— Start of Provided material —
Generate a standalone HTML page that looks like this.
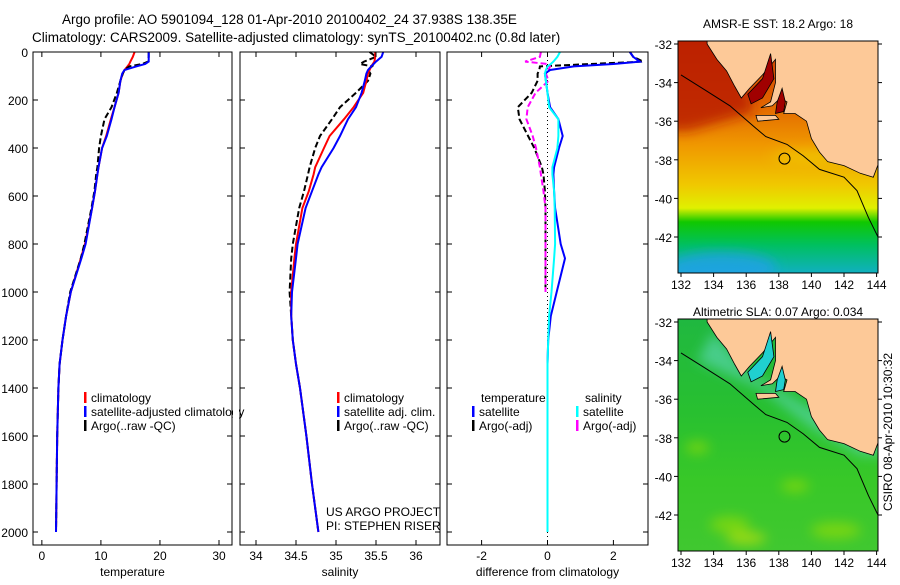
<!DOCTYPE html>
<html><head><meta charset="utf-8"><style>
body{margin:0;background:#fff;width:900px;height:580px;overflow:hidden}
svg{font-family:"Liberation Sans",sans-serif;font-size:12px}
</style></head><body>
<svg id="fig" width="900" height="580" viewBox="0 0 900 580">
<defs><filter id="blur" x="-20%" y="-20%" width="140%" height="140%"><feGaussianBlur stdDeviation="6"/></filter></defs>
<text x="62" y="24" font-size="13.5">Argo profile: AO 5901094_128 01-Apr-2010 20100402_24 37.938S 138.35E</text>
<text x="32" y="42" font-size="13.5">Climatology: CARS2009. Satellite-adjusted climatology: synTS_20100402.nc (0.8d later)</text>
<g id="plots"></g>
<g id="maps"></g>
<text transform="translate(892,432) rotate(-90)" text-anchor="middle" font-size="12">CSIRO 08-Apr-2010 10:30:32</text>
</svg>
<script>
// depth levels (dbar)
const depths = [0,20,40,50,60,75,90,120,170,230,280,350,400,480,510,580,650,800,860,1000,1100,1200,1300,1400,1600,1800,2000];
// temperature
const tempClim = [15.7,15.4,15.0,14.8,14.5,14.0,13.7,13.3,13.0,12.3,11.7,10.9,10.2,9.6,9.4,9.0,8.5,7.3,6.6,4.9,4.1,3.5,3.0,2.8,2.6,2.5,2.4];
const tempSat  = [18.1,18.1,18.1,17.5,16.0,14.0,13.6,13.3,13.0,12.3,11.8,11.0,10.2,9.6,9.4,9.0,8.5,7.4,6.7,4.9,4.1,3.5,3.0,2.8,2.6,2.5,2.4];
const tempArgo = [18.1,18.1,18.0,17.0,14.8,14.0,13.7,13.3,12.7,11.8,10.6,10.0,9.7,9.4,9.2,8.9,8.4,7.2,6.6,4.8,4.1,3.5,3.0,2.8,2.6,2.5,2.4];
// salinity
const salClim = [35.49,35.49,35.48,35.46,35.44,35.42,35.4,35.38,35.34,35.22,35.1,34.92,34.85,34.74,34.72,34.66,34.58,34.5,34.48,34.44,34.44,34.46,34.5,34.55,34.63,34.7,34.78];
const salSat  = [35.59,35.57,35.5,35.47,35.44,35.4,35.38,35.36,35.32,35.25,35.15,35.05,34.97,34.82,34.78,34.7,34.62,34.52,34.5,34.45,34.44,34.46,34.5,34.55,34.63,34.7,34.78];
const salArgo = [35.42,35.5,35.35,35.3,35.45,35.4,35.43,35.4,35.25,35.05,34.95,34.8,34.74,34.67,34.65,34.6,34.54,34.46,34.44,34.42,34.44,34.46,34.5,34.55,34.63,34.7,34.78];
// differences from climatology (null = no data)
const dTempSat  = [2.5,2.6,2.8,2.0,0.8,0.08,-0.08,-0.05,0.0,0.08,0.33,0.46,0.35,0.2,0.18,0.2,0.23,0.4,0.53,0.28,0.1,0.02,0,0,0,0,0];
const dTempArgo = [2.5,2.6,2.9,1.3,-0.23,-0.25,-0.3,-0.3,-0.48,-0.9,-0.85,-0.59,-0.4,-0.17,-0.12,-0.08,-0.06,-0.06,-0.06,-0.06,null,null,null,null,null,null,null];
const dSalSat   = [0.38,0.3,0.18,0.1,0.0,-0.05,-0.08,-0.05,0.0,0.05,0.33,0.33,0.3,0.15,0.15,0.2,0.22,0.23,0.2,0.12,0.05,0.02,0,0,0,0,0];
const dSalArgo  = [-0.2,-0.23,-0.68,0.0,0.08,0.03,-0.05,0.03,-0.36,-0.6,-0.64,-0.45,-0.35,-0.23,-0.2,-0.12,-0.06,-0.06,-0.06,-0.06,null,null,null,null,null,null,null];
const depthTicks = [0,200,400,600,800,1000,1200,1400,1600,1800,2000];
const tempTicks = [0,10,20,30];
const salTicks = [34,34.5,35,35.5,36];
const diffTicks = [-2,0,2];

const NS="http://www.w3.org/2000/svg";
function el(tag,attrs,parent){const e=document.createElementNS(NS,tag);for(const k in attrs)e.setAttribute(k,attrs[k]);(parent||document.getElementById('plots')).appendChild(e);return e;}
const pTop=52,pBot=545;
const yS=d=>52+d*0.24;

const panels=[
 {name:'temperature',x0:33,x1:232,v0:-1.5,v1:32.2,ticks:tempTicks,label:'temperature',series:[[tempClim,'#f00',''],[tempArgo,'#000','6,3'],[tempSat,'#00f','']]},
 {name:'salinity',x0:240,x1:440,v0:33.8,v1:36.3,ticks:salTicks,label:'salinity',series:[[salArgo,'#000','6,3'],[salClim,'#f00',''],[salSat,'#00f','']]},
 {name:'difference',x0:447,x1:648,v0:-3.05,v1:3.05,ticks:diffTicks,label:'difference from climatology',series:[[dTempArgo,'#000','6,3'],[dSalArgo,'#f0f','6,3'],[dTempSat,'#00f',''],[dSalSat,'#0ff','']]}
];
panels.forEach((p,pi)=>{
  const xS=v=>p.x0+(v-p.v0)/(p.v1-p.v0)*(p.x1-p.x0);
  const g=el('g',{});
  
  
  if(pi===2){const z=el('line',{x1:xS(0),x2:xS(0),y1:pTop,y2:pBot,stroke:'#000','stroke-dasharray':'1,3'},g);
    }
  p.series.forEach((s,si)=>{
    const pts=depths.map((d,i)=>s[0][i]==null?null:xS(s[0][i]).toFixed(1)+','+yS(d).toFixed(1)).filter(v=>v).join(' ');
    const pl=el('polyline',{points:pts,fill:'none',stroke:s[1],'stroke-width':2,'stroke-dasharray':s[2]},g);
    
    
  });
  const fr=el('rect',{x:p.x0,y:pTop,width:p.x1-p.x0,height:pBot-pTop,fill:'none',stroke:'#000'},g);
  
  p.ticks.forEach(t=>{const x=xS(t);
    el('line',{x1:x,x2:x,y1:pBot,y2:pBot-5,stroke:'#000'},g);el('line',{x1:x,x2:x,y1:pTop,y2:pTop+5,stroke:'#000'},g);
    const tx=el('text',{x:x,y:560,'text-anchor':'middle'},g);tx.textContent=String(t);
    });
  depthTicks.forEach(d=>{const y=yS(d);
    el('line',{x1:p.x0,x2:p.x0+5,y1:y,y2:y,stroke:'#000'},g);el('line',{x1:p.x1,x2:p.x1-5,y1:y,y2:y,stroke:'#000'},g);
    if(pi===0){const tx=el('text',{x:28,y:y+5,'text-anchor':'end'},g);tx.textContent=String(d);
      }});
  const xl=el('text',{x:(p.x0+p.x1)/2,y:576,'text-anchor':'middle'},g);xl.textContent=p.label;
  
});
function legend(x,y,color,txt){
  const g=el('g',{});
  
  
  if(color)el('rect',{x:x,y:y-10,width:2.5,height:11,fill:color},g);
  const t=el('text',{x:x+7,y:y},g);t.textContent=txt;
}
legend(84,402,'#f00','climatology');legend(84,416,'#00f','satellite-adjusted climatology');legend(84,430,'#000','Argo(..raw -QC)');
el('rect',{x:233,y:390,width:6,height:50,fill:'#fff'});
el('line',{x1:232,x2:232,y1:380,y2:450,stroke:'#000'});
legend(337,402,'#f00','climatology');legend(337,416,'#00f','satellite adj. clim.');legend(337,430,'#000','Argo(..raw -QC)');
legend(474,402,null,'temperature');legend(472,416,'#00f','satellite');legend(472,430,'#000','Argo(-adj)');
legend(578,402,null,'salinity');legend(576,416,'#0ff','satellite');legend(576,430,'#f0f','Argo(-adj)');
const c1=el('text',{x:326,y:516});c1.textContent='US ARGO PROJECT';
const c2=el('text',{x:326,y:530});c2.textContent='PI: STEPHEN RISER';

// maps
const lonTicks=[132,134,136,138,140,142,144];
const latTicks=[-32,-34,-36,-38,-40,-42];
const land=[[133.6,-31.5],[133.6,-32],[134.2,-32.8],[134.8,-33.4],[135.3,-34.2],[135.7,-34.8],[136.2,-34.3],[137.0,-33.6],[137.8,-32.8],[137.8,-34.0],[137.5,-35.0],[136.9,-35.3],[137.6,-35.2],[138.1,-34.8],[138.5,-35.0],[138.3,-35.6],[139.0,-35.6],[139.7,-36.0],[140.0,-36.9],[140.5,-37.6],[141.0,-38.1],[142.0,-38.3],[143.0,-38.7],[143.8,-38.9],[144.2,-38.0],[145,-38.0],[145,-31.5]];
const gulfs=[[[137.5,-32.5],[137.7,-33.8],[137.0,-34.8],[136.3,-35.1],[136.1,-34.6],[137.0,-33.8]],[[138.2,-34.3],[138.4,-35.0],[138.3,-35.5],[137.8,-35.6],[137.9,-35.0]]];
const kangaroo=[[136.6,-35.7],[137.8,-35.7],[138.0,-35.9],[136.7,-36.0]];
const shelf=[[132,-33.6],[133.5,-34.4],[135,-35.2],[136.5,-36.3],[137.2,-36.8],[138.5,-37.2],[139.5,-37.8],[140.5,-38.5],[142,-38.9],[142.8,-39.6],[143.5,-41],[144.2,-42.2]];
function map(yTop,titleY,title,stops,gulfColor,name,extra){
  const x0=678,x1=878,y1=yTop+232;
  const xS=l=>681+(l-132)*16.3, yS2=la=>yTop+3+(-32-la)*19.3;
  const mg=el('g',{},document.getElementById('maps'));
  
  
  const id='gr'+yTop;
  const gr=el('linearGradient',{id:id,x1:0,y1:0,x2:0,y2:1},mg);
  stops.forEach(s=>el('stop',{offset:s[0],'stop-color':s[1]},gr));
  const cp=el('clipPath',{id:'cp'+yTop},mg);
  el('rect',{x:x0,y:yTop,width:x1-x0,height:y1-yTop},cp);
  const ig=el('g',{'clip-path':'url(#cp'+yTop+')'},mg);
  el('rect',{x:x0,y:yTop,width:x1-x0,height:y1-yTop,fill:'url(#'+id+')'},ig);
  const bg=el('g',{filter:'url(#blur)'},ig);
  extra(bg,xS,yS2);
  const pt=a=>a.map(p=>xS(p[0]).toFixed(1)+','+yS2(p[1]).toFixed(1)).join(' ');
  el('polygon',{points:pt(land),fill:'#fdc998',stroke:'#000','stroke-width':0.8},ig);
  gulfs.forEach(g=>el('polygon',{points:pt(g),fill:gulfColor,stroke:'#000','stroke-width':0.8},ig));
  el('polygon',{points:pt(kangaroo),fill:'#fdc998',stroke:'#000','stroke-width':0.8},ig);
  el('polyline',{points:pt(shelf),fill:'none',stroke:'#000','stroke-width':1},ig);
  el('circle',{cx:xS(138.35),cy:yS2(-37.94),r:5.5,fill:'none',stroke:'#000'},ig);
  el('rect',{x:x0,y:yTop,width:x1-x0,height:y1-yTop,fill:'none',stroke:'#000'},mg);
  lonTicks.forEach(l=>{const x=xS(l);el('line',{x1:x,x2:x,y1:y1,y2:y1+4,stroke:'#000'},mg);
    const t=el('text',{x:x,y:y1+16,'text-anchor':'middle'},mg);t.textContent=String(l);});
  latTicks.forEach(la=>{const y=yS2(la);el('line',{x1:x0-4,x2:x0,y1:y,y2:y,stroke:'#000'},mg);el('line',{x1:x1,x2:x1+4,y1:y,y2:y,stroke:'#000'},mg);
    const t=el('text',{x:x0-6,y:y+5,'text-anchor':'end'},mg);t.textContent=String(la);});
  const tt=el('text',{x:(x0+x1)/2,y:titleY,'text-anchor':'middle'},mg);tt.textContent=title;
}
map(41,28,'AMSR-E SST: 18.2 Argo: 18',[[0,'#d04000'],[0.25,'#e06000'],[0.45,'#f09800'],[0.62,'#f0c800'],[0.72,'#e0f000'],[0.78,'#10c800'],[0.88,'#00c060'],[1,'#10b0c0']],'#a00000','sst-map',
 (g,xS,yS)=>{
  el('polygon',{points:[[131,-31],[135,-31],[136.5,-35.5],[132.5,-36.5],[131,-36.5]].map(p=>xS(p[0])+','+yS(p[1])).join(' '),fill:'#b81800',opacity:0.8},g);
  el('ellipse',{cx:xS(134.5),cy:yS(-43.6),rx:55,ry:16,fill:'#20a0e8',opacity:0.8},g);
  el('ellipse',{cx:xS(140),cy:yS(-37.8),rx:40,ry:6,fill:'#f0e000',opacity:0.5},g);
 });
map(319,316,'Altimetric SLA: 0.07 Argo: 0.034',[[0,'#20b840'],[0.4,'#28c030'],[0.7,'#38c828'],[1,'#40c830']],'#20d0d0','sla-map',
 (g,xS,yS)=>{
  [[135,-42.5,20,8],[141.5,-42.8,25,8],[139,-40.5,14,6],[133,-38.5,12,6]].forEach(e=>el('ellipse',{cx:xS(e[0]),cy:yS(e[1]),rx:e[2],ry:e[3],fill:'#9ee000',opacity:0.6},g));
  el('ellipse',{cx:xS(136),cy:yS(-43.2),rx:20,ry:6,fill:'#e0e800',opacity:0.6},g);
  el('polygon',{points:[[133,-34],[137,-35.5],[140,-37.5],[143,-38.9],[144.5,-38.9],[144.5,-38],[140,-36.5],[136,-34.5],[134,-32.5]].map(p=>xS(p[0])+','+yS(p[1])).join(' '),fill:'#60d8c0',opacity:0.6},g);
 });
</script>
</body></html>
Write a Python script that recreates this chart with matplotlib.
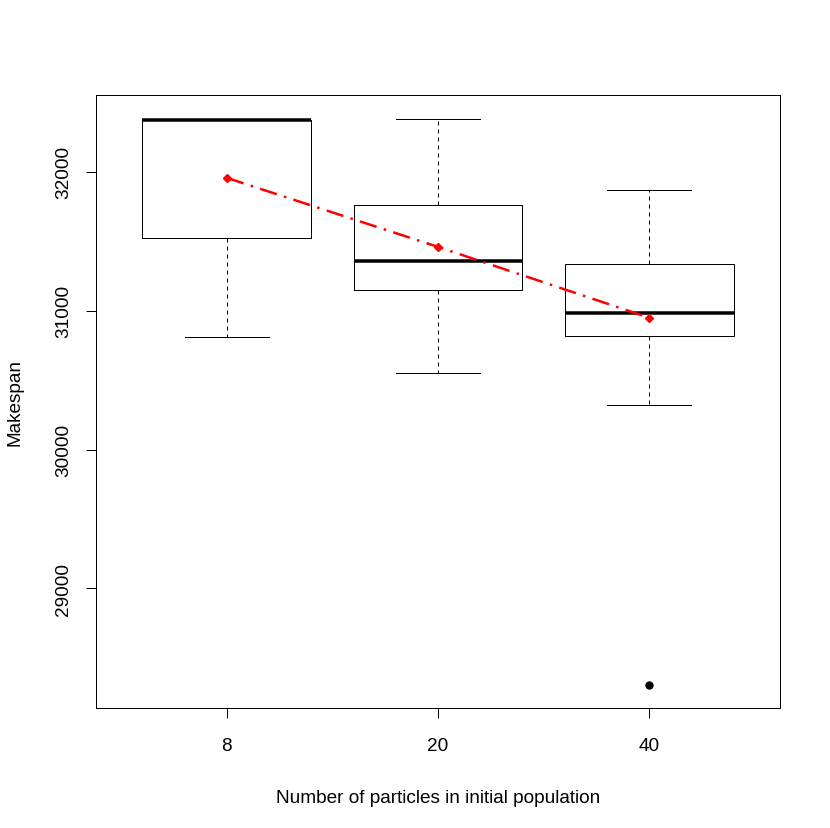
import matplotlib
matplotlib.use("Agg")
import matplotlib.pyplot as plt

plt.rcParams['font.family'] = ['Liberation Sans', 'DejaVu Sans']

categories = ["8", "20", "40"]
whislo = [30813, 30554, 30324]
q1 = [31525, 31151, 30820]
med = [32374, 31360, 30986]
q3 = [32374, 31763, 31338]
whishi = [32374, 32381, 31871]
fliers = [[], [], [28302]]
means = [31957, 31460, 30950]

PX = 0.72  # points per pixel at 100 dpi
fig = plt.figure(figsize=(8.30, 8.29), dpi=100)
W, H = 830, 829
ax = fig.add_axes([96 / W, 1 - 709 / H, (780 - 96) / W, (709 - 96) / H])

stats = []
for i in range(len(categories)):
    stats.append(dict(med=med[i], q1=q1[i], q3=q3[i], whislo=whislo[i],
                      whishi=whishi[i], fliers=fliers[i], label=categories[i]))

pos = list(range(1, len(categories) + 1))
ax.bxp(stats, positions=pos, widths=0.8, showfliers=True,
       boxprops=dict(color='black', linewidth=1 * PX),
       medianprops=dict(color='black', linewidth=3.5 * PX, solid_capstyle='butt'),
       whiskerprops=dict(color='black', linewidth=1 * PX, linestyle=(0, (4, 4))),
       capprops=dict(color='black', linewidth=1 * PX),
       capwidths=0.4,
       flierprops=dict(marker='o', markerfacecolor='black', markeredgecolor='black',
                       markersize=5, linestyle='none'))

ax.plot(pos, means, color='red', linewidth=2.5 * PX,
        linestyle=(0, (7, 3, 1, 3)), marker='D', markersize=4.5,
        markerfacecolor='red', markeredgecolor='red', zorder=5)

ax.set_xlim(0.38, 3.62)
ax.set_ylim(28139, 32554)
ax.set_xticks(pos)
ax.set_xticklabels(categories)
ax.set_yticks([29000, 30000, 31000, 32000])
ax.set_yticklabels(["29000", "30000", "31000", "32000"], rotation=90, va='center')

FS = 13.7
for s in ax.spines.values():
    s.set_linewidth(1 * PX)
ax.tick_params(axis='both', length=10 * PX, width=1 * PX, labelsize=FS)
ax.tick_params(axis='x', pad=19 * PX)
ax.tick_params(axis='y', pad=14 * PX)

ax.set_xlabel("Number of particles in initial population", fontsize=FS, labelpad=35 * PX)
ax.set_ylabel("Makespan", fontsize=FS, labelpad=32 * PX)

fig.savefig("out.png", dpi=100)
— End of Provided material —
● **Instructions for the task**
Go through the material and copy out every line with "that" in it.

● **Answer to the exercise**
Generate a standalone HTML page that looks like this.
Write a Python script that recreates this chart with matplotlib.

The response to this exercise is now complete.